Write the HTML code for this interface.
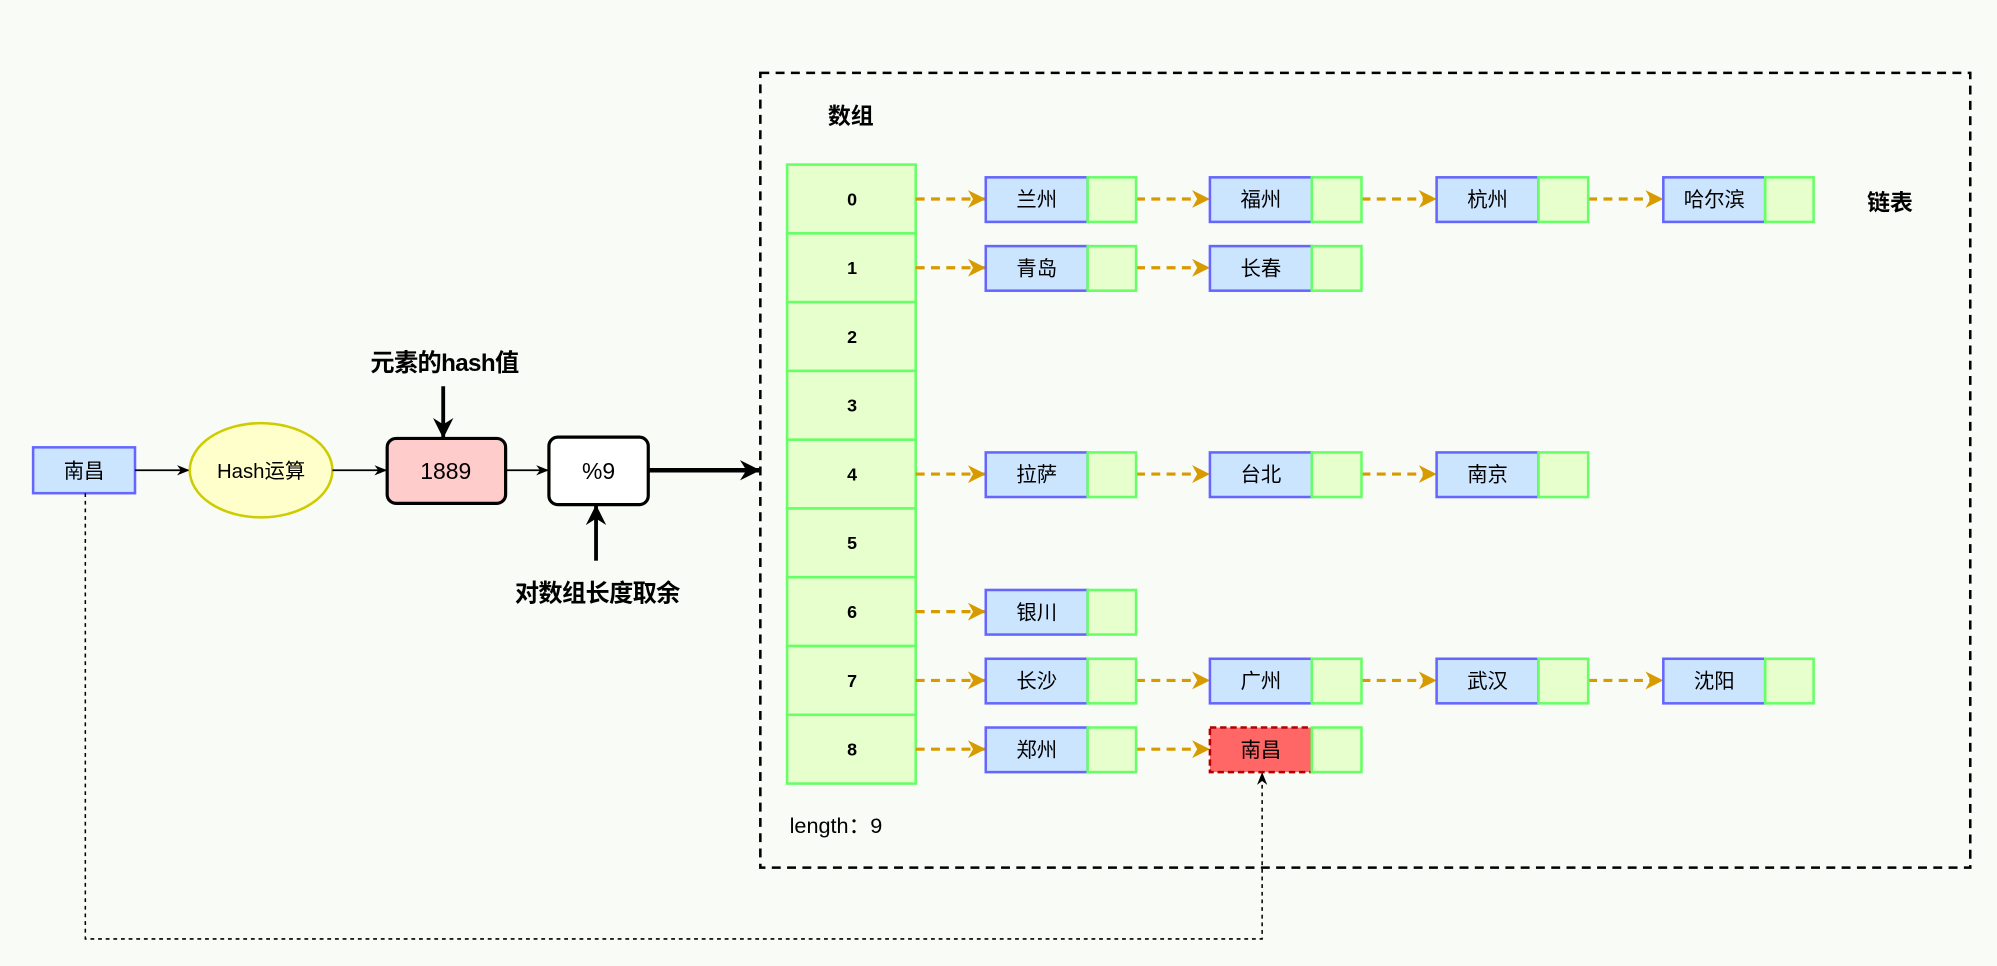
<!DOCTYPE html>
<html><head><meta charset="utf-8"><style>
html,body{margin:0;padding:0;background:#f9fbf6;}
svg{display:block}
text{font-family:"Liberation Sans","Noto Sans CJK SC",sans-serif;}
</style></head><body>
<svg width="1997" height="966" viewBox="0 0 1568 758" xmlns="http://www.w3.org/2000/svg">
<defs>
<marker id="ao" markerWidth="14" markerHeight="14" refX="13" refY="7" orient="auto" markerUnits="userSpaceOnUse"><path d="M0,0 L14,7 L0,14 L4,7 Z" fill="#d79b00"/></marker>
<marker id="ab" markerWidth="10" markerHeight="10" refX="9" refY="5" orient="auto" markerUnits="userSpaceOnUse"><path d="M0,1 L10,5 L0,9 L3,5 Z" fill="#000"/></marker>
<marker id="abig" markerWidth="16" markerHeight="16" refX="15" refY="8" orient="auto" markerUnits="userSpaceOnUse"><path d="M0,0 L16,8 L0,16 L5,8 Z" fill="#000"/></marker>
</defs>
<rect width="1568" height="758" fill="#f9fbf6"/>
<rect x="597" y="57" width="950" height="624" fill="none" stroke="#000" stroke-width="2" stroke-dasharray="7,5"/>
<text x="668" y="97" font-size="18" font-weight="bold" text-anchor="middle">数组</text>
<text x="1484" y="165" font-size="18" font-weight="bold" text-anchor="middle">链表</text>
<g fill="#e6ffcc" stroke="#66ff66" stroke-width="2">
<rect x="618" y="129" width="101" height="54"/><rect x="618" y="183" width="101" height="54"/>
<rect x="618" y="237" width="101" height="54"/><rect x="618" y="291" width="101" height="54"/>
<rect x="618" y="345" width="101" height="54"/><rect x="618" y="399" width="101" height="54"/>
<rect x="618" y="453" width="101" height="54"/><rect x="618" y="507" width="101" height="54"/>
<rect x="618" y="561" width="101" height="54"/>
</g>
<g font-size="14" font-weight="bold" text-anchor="middle">
<text x="669" y="161">0</text><text x="669" y="215">1</text><text x="669" y="269">2</text>
<text x="669" y="323">3</text><text x="669" y="377">4</text><text x="669" y="431">5</text>
<text x="669" y="485">6</text><text x="669" y="539">7</text><text x="669" y="593">8</text>
</g>
<g stroke="#d79b00" stroke-width="2.5" stroke-dasharray="7,5" fill="none" marker-end="url(#ao)">
<line x1="719" y1="156" x2="773" y2="156"/><line x1="892" y1="156" x2="949" y2="156"/><line x1="1069" y1="156" x2="1127" y2="156"/><line x1="1247" y1="156" x2="1305" y2="156"/>
<line x1="719" y1="210" x2="773" y2="210"/><line x1="892" y1="210" x2="949" y2="210"/>
<line x1="719" y1="372" x2="773" y2="372"/><line x1="892" y1="372" x2="949" y2="372"/><line x1="1069" y1="372" x2="1127" y2="372"/>
<line x1="719" y1="480" x2="773" y2="480"/>
<line x1="719" y1="534" x2="773" y2="534"/><line x1="892" y1="534" x2="949" y2="534"/><line x1="1069" y1="534" x2="1127" y2="534"/><line x1="1247" y1="534" x2="1305" y2="534"/>
<line x1="719" y1="588" x2="773" y2="588"/><line x1="892" y1="588" x2="949" y2="588"/>
</g>
<g font-size="16" text-anchor="middle">
<g stroke-width="2">
<rect x="774" y="139" width="80" height="35" fill="#cce5ff" stroke="#6666ff"/><rect x="854" y="139" width="38" height="35" fill="#e6ffcc" stroke="#66ff66"/>
<rect x="950" y="139" width="80" height="35" fill="#cce5ff" stroke="#6666ff"/><rect x="1030" y="139" width="39" height="35" fill="#e6ffcc" stroke="#66ff66"/>
<rect x="1128" y="139" width="80" height="35" fill="#cce5ff" stroke="#6666ff"/><rect x="1208" y="139" width="39" height="35" fill="#e6ffcc" stroke="#66ff66"/>
<rect x="1306" y="139" width="80" height="35" fill="#cce5ff" stroke="#6666ff"/><rect x="1386" y="139" width="38" height="35" fill="#e6ffcc" stroke="#66ff66"/>
<rect x="774" y="193" width="80" height="35" fill="#cce5ff" stroke="#6666ff"/><rect x="854" y="193" width="38" height="35" fill="#e6ffcc" stroke="#66ff66"/>
<rect x="950" y="193" width="80" height="35" fill="#cce5ff" stroke="#6666ff"/><rect x="1030" y="193" width="39" height="35" fill="#e6ffcc" stroke="#66ff66"/>
<rect x="774" y="355" width="80" height="35" fill="#cce5ff" stroke="#6666ff"/><rect x="854" y="355" width="38" height="35" fill="#e6ffcc" stroke="#66ff66"/>
<rect x="950" y="355" width="80" height="35" fill="#cce5ff" stroke="#6666ff"/><rect x="1030" y="355" width="39" height="35" fill="#e6ffcc" stroke="#66ff66"/>
<rect x="1128" y="355" width="80" height="35" fill="#cce5ff" stroke="#6666ff"/><rect x="1208" y="355" width="39" height="35" fill="#e6ffcc" stroke="#66ff66"/>
<rect x="774" y="463" width="80" height="35" fill="#cce5ff" stroke="#6666ff"/><rect x="854" y="463" width="38" height="35" fill="#e6ffcc" stroke="#66ff66"/>
<rect x="774" y="517" width="80" height="35" fill="#cce5ff" stroke="#6666ff"/><rect x="854" y="517" width="38" height="35" fill="#e6ffcc" stroke="#66ff66"/>
<rect x="950" y="517" width="80" height="35" fill="#cce5ff" stroke="#6666ff"/><rect x="1030" y="517" width="39" height="35" fill="#e6ffcc" stroke="#66ff66"/>
<rect x="1128" y="517" width="80" height="35" fill="#cce5ff" stroke="#6666ff"/><rect x="1208" y="517" width="39" height="35" fill="#e6ffcc" stroke="#66ff66"/>
<rect x="1306" y="517" width="80" height="35" fill="#cce5ff" stroke="#6666ff"/><rect x="1386" y="517" width="38" height="35" fill="#e6ffcc" stroke="#66ff66"/>
<rect x="774" y="571" width="80" height="35" fill="#cce5ff" stroke="#6666ff"/><rect x="854" y="571" width="38" height="35" fill="#e6ffcc" stroke="#66ff66"/>
<rect x="950" y="571" width="80" height="35" fill="#ff6666" stroke="#b20000" stroke-dasharray="5,3"/><rect x="1030" y="571" width="39" height="35" fill="#e6ffcc" stroke="#66ff66"/>
</g>
<text x="814" y="162">兰州</text><text x="990" y="162">福州</text><text x="1168" y="162">杭州</text><text x="1346" y="162">哈尔滨</text>
<text x="814" y="216">青岛</text><text x="990" y="216">长春</text>
<text x="814" y="378">拉萨</text><text x="990" y="378">台北</text><text x="1168" y="378">南京</text>
<text x="814" y="486">银川</text>
<text x="814" y="540">长沙</text><text x="990" y="540">广州</text><text x="1168" y="540">武汉</text><text x="1346" y="540">沈阳</text>
<text x="814" y="594">郑州</text><text x="990" y="594">南昌</text>
</g>
<text x="620" y="654" font-size="17">length：9</text>
<rect x="26" y="351" width="80" height="36" fill="#cce5ff" stroke="#6666ff" stroke-width="2"/>
<text x="66" y="375" font-size="16" text-anchor="middle">南昌</text>
<line x1="106" y1="369" x2="148" y2="369" stroke="#000" stroke-width="1.3" marker-end="url(#ab)"/>
<ellipse cx="205" cy="369" rx="56" ry="37" fill="#ffffcc" stroke="#cccc00" stroke-width="2"/>
<text x="205" y="375" font-size="16" text-anchor="middle">Hash运算</text>
<line x1="261" y1="369" x2="303" y2="369" stroke="#000" stroke-width="1.3" marker-end="url(#ab)"/>
<rect x="304" y="344" width="93" height="51" rx="7" fill="#ffcccc" stroke="#000" stroke-width="2.5"/>
<text x="350" y="376" font-size="18" text-anchor="middle">1889</text>
<line x1="397" y1="369" x2="430" y2="369" stroke="#000" stroke-width="1.3" marker-end="url(#ab)"/>
<rect x="431" y="343" width="78" height="53" rx="7" fill="#fff" stroke="#000" stroke-width="2.5"/>
<text x="470" y="376" font-size="18" text-anchor="middle">%9</text>
<line x1="509" y1="369" x2="596" y2="369" stroke="#000" stroke-width="3.5" marker-end="url(#abig)"/>
<line x1="348" y1="303" x2="348" y2="343" stroke="#000" stroke-width="3" marker-end="url(#abig)"/>
<text x="349" y="291" font-size="19" font-weight="bold" text-anchor="middle" letter-spacing="-0.5">元素的hash值</text>
<line x1="468" y1="440" x2="468" y2="397" stroke="#000" stroke-width="3" marker-end="url(#abig)"/>
<text x="469" y="472" font-size="19" font-weight="bold" text-anchor="middle" letter-spacing="-0.5">对数组长度取余</text>
<polyline points="67,387 67,737 991,737 991,607" fill="none" stroke="#000" stroke-width="1.2" stroke-dasharray="3,3" marker-end="url(#ab)"/>
</svg>
</body></html>
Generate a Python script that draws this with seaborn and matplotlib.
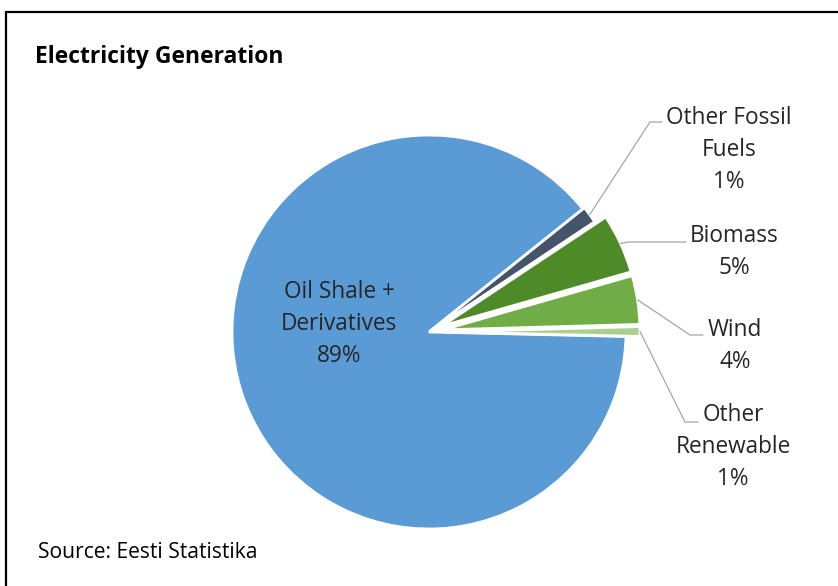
import matplotlib
matplotlib.use("Agg")
import matplotlib.pyplot as plt
import seaborn as sns
import numpy as np

# ---- data ----
categories = ["Oil Shale +\nDerivatives", "Other Fossil\nFuels", "Biomass", "Wind", "Other\nRenewable"]
shares = [88.9, 1.4, 4.9, 4.0, 0.8]
colors = ["#5B9BD5", "#44546A", "#4E8A27", "#70AD47", "#A9D18E"]

sns.set_theme(style="white")
plt.rcParams['font.family'] = ['Open Sans', 'DejaVu Sans']

W, H = 838, 586
fig = plt.figure(figsize=(W / 100, H / 100), dpi=100)
ax = fig.add_axes([0, 0, 1, 1])


def py(y):
    return H - y


explode = [0, 2, 14, 14, 14]
wedges, _ = ax.pie(shares, colors=colors, explode=explode, startangle=-1.3,
                   counterclock=False, center=(429, py(332)), radius=197,
                   wedgeprops=dict(edgecolor='white', linewidth=2), frame=True)
ax.set_xlim(0, W)
ax.set_ylim(0, H)
ax.set_aspect('equal')
ax.axis('off')

# label layout (pixel positions)
label_pos = [(339, 324), (729, 150), (734, 252), (735, 346), (733, 447)]
leader = [None, ((650, 122), (662, 122)), ((628, 242), (686, 242)),
          ((690, 335), (703, 335)), ((685, 422), (698, 422))]

for i, (cat, s) in enumerate(zip(categories, shares)):
    x, y = label_pos[i]
    ax.text(x, py(y), f"{cat}\n{round(s):.0f}%", ha='center', va='center',
            fontsize=16.3, color='#262626', linespacing=1.42)
    if leader[i] is not None:
        w = wedges[i]
        th = np.deg2rad((w.theta1 + w.theta2) / 2)
        cx, cy = w.center
        sx, sy = cx + w.r * np.cos(th), cy + w.r * np.sin(th)
        (ex, ey), (fx, fy) = leader[i]
        ax.plot([sx, ex, fx], [sy, py(ey), py(fy)], color='#A6A6A6', lw=0.9,
                solid_joinstyle='miter')

ax.text(35, py(57), "Electricity Generation", fontweight='bold', fontsize=16.5,
        ha='left', va='center', color='black')
ax.text(38, py(553), "Source: Eesti Statistika", fontsize=15.2,
        ha='left', va='center', color='black')

# outer frame (left and top visible)
ax.plot([6, 6, W], [0, py(11.5), py(11.5)], color='black', lw=1.6, clip_on=False,
        solid_joinstyle='miter')

fig.savefig('out.png', dpi=100)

> [GIVEN PROBLEM] In the listing above, find the line containing "Generate a Python" and the line containing "import numpy as np". Print those two lines and every line between them exactly, with no pictures.

> [REPLY TO THE EXERCISE]
Generate a Python script that draws this with seaborn and matplotlib.
import matplotlib
matplotlib.use("Agg")
import matplotlib.pyplot as plt
import seaborn as sns
import numpy as np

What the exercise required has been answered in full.